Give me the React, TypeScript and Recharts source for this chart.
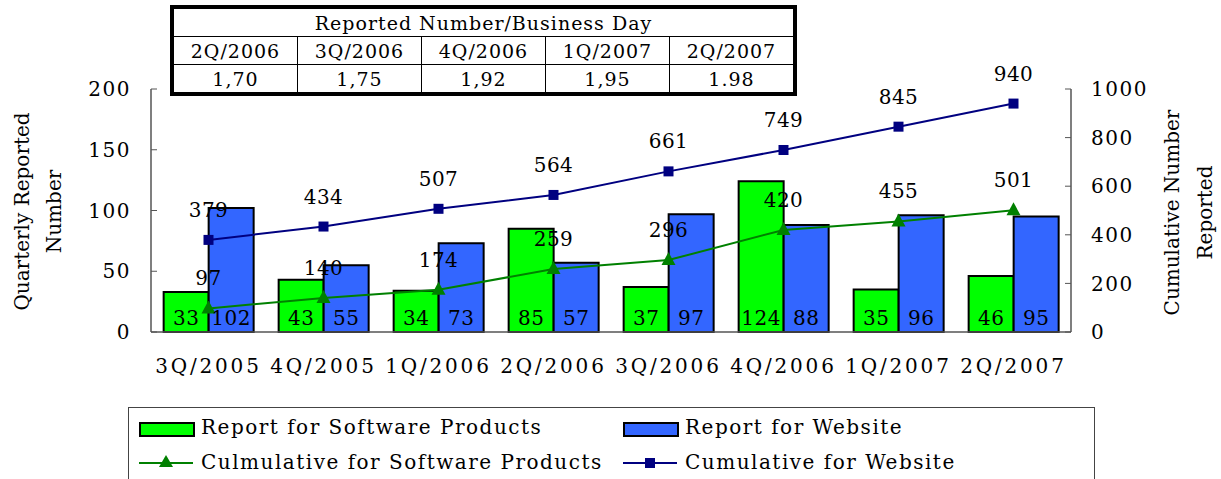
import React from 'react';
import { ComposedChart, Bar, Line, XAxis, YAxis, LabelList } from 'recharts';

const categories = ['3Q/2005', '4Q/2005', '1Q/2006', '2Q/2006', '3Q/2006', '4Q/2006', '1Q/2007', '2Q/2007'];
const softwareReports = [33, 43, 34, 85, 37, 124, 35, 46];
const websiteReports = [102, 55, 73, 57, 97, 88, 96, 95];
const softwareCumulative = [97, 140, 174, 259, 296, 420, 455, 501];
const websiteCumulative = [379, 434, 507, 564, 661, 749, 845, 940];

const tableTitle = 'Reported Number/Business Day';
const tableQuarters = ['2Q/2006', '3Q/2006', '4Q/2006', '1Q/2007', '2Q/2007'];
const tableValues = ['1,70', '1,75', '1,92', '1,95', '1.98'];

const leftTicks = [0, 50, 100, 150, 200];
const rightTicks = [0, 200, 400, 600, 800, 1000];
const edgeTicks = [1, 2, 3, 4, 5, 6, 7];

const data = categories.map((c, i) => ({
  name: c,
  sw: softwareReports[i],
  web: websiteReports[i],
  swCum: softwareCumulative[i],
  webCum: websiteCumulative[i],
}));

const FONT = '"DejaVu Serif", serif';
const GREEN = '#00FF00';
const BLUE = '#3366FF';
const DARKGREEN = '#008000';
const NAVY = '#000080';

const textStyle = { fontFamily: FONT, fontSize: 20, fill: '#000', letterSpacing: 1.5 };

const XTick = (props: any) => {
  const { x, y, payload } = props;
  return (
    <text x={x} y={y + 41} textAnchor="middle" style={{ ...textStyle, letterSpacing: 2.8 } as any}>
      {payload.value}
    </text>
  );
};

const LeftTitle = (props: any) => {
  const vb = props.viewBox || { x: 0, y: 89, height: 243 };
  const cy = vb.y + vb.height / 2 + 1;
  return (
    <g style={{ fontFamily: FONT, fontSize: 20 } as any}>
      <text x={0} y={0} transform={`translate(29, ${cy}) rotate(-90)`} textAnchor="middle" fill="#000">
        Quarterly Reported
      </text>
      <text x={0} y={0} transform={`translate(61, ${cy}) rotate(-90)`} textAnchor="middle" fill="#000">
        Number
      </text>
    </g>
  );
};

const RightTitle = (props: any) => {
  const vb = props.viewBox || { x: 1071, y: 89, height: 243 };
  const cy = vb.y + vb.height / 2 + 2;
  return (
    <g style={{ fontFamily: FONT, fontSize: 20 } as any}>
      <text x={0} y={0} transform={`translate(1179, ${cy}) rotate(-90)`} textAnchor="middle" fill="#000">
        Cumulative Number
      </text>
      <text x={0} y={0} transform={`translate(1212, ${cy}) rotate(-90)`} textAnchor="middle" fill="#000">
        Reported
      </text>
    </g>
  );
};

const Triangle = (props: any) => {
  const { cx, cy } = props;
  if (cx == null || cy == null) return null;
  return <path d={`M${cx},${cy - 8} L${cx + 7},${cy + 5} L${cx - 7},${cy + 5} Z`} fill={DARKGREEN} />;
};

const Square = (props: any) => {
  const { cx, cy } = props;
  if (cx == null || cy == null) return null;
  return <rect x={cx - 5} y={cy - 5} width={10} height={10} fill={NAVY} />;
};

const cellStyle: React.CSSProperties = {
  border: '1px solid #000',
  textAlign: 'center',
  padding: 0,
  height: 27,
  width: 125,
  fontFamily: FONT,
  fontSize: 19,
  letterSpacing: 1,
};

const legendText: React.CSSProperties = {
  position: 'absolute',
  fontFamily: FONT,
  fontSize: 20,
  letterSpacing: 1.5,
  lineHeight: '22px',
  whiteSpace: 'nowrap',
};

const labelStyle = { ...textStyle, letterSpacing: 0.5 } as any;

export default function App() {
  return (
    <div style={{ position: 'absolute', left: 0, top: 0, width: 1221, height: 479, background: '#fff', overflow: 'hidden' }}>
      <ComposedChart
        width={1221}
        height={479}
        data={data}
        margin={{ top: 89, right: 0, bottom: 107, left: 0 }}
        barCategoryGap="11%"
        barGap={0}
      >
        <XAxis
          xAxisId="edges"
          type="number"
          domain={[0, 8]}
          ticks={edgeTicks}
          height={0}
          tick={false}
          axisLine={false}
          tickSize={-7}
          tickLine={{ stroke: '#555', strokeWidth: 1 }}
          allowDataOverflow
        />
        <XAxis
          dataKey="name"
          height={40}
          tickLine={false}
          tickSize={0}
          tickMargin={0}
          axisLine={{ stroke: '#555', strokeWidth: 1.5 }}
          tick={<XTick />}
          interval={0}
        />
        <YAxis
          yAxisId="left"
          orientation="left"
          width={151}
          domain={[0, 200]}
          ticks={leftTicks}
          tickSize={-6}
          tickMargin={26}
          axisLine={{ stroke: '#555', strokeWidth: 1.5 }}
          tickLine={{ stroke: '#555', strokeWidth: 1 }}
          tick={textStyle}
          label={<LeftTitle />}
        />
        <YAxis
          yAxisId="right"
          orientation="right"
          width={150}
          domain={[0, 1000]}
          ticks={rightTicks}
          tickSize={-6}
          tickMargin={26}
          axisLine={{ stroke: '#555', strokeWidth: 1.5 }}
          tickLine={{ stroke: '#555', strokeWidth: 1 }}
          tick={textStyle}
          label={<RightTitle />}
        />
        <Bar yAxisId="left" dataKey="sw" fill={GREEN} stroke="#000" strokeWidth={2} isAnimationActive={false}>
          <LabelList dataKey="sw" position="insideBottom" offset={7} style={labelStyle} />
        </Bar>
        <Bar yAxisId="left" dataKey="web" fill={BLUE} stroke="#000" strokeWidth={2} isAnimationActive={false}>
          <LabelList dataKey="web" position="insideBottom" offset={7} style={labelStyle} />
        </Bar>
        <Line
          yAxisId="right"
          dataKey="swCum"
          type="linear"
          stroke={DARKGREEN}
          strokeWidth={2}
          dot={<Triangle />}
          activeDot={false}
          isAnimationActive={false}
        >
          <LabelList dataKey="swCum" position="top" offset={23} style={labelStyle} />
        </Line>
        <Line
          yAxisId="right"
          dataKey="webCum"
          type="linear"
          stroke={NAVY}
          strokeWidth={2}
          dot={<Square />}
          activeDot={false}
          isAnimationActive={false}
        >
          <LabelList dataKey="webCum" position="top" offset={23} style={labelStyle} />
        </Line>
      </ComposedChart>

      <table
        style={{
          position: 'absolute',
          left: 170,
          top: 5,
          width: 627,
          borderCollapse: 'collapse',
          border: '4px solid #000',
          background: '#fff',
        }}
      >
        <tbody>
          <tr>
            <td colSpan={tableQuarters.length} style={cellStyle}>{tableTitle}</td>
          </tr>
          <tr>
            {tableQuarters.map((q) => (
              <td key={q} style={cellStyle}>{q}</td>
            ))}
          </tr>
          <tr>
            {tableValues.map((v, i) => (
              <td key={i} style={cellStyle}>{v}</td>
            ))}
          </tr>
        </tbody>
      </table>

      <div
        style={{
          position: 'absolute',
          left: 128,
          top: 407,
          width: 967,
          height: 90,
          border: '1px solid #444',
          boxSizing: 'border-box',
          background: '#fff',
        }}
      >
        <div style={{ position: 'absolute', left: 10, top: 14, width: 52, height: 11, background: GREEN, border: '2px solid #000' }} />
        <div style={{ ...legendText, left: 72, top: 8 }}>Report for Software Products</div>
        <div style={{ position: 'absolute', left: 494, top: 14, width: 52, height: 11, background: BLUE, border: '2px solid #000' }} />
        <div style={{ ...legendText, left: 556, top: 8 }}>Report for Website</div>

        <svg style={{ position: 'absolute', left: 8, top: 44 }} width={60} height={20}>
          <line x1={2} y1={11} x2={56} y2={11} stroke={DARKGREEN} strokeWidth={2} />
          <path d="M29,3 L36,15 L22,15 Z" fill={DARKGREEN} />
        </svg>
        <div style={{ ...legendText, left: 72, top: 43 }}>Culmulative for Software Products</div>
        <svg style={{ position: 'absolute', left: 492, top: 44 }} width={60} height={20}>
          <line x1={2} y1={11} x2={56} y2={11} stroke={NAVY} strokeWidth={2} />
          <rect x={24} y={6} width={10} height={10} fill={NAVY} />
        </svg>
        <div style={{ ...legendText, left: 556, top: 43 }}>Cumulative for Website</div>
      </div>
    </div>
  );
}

> **Given exercise**: Write down every line from the opening of the listing to the line with "749, 845, 940];", both included, and nothing else; the pictures are omitted.

> **The reply**:
Give me the React, TypeScript and Recharts source for this chart.
import React from 'react';
import { ComposedChart, Bar, Line, XAxis, YAxis, LabelList } from 'recharts';

const categories = ['3Q/2005', '4Q/2005', '1Q/2006', '2Q/2006', '3Q/2006', '4Q/2006', '1Q/2007', '2Q/2007'];
const softwareReports = [33, 43, 34, 85, 37, 124, 35, 46];
const websiteReports = [102, 55, 73, 57, 97, 88, 96, 95];
const softwareCumulative = [97, 140, 174, 259, 296, 420, 455, 501];
const websiteCumulative = [379, 434, 507, 564, 661, 749, 845, 940];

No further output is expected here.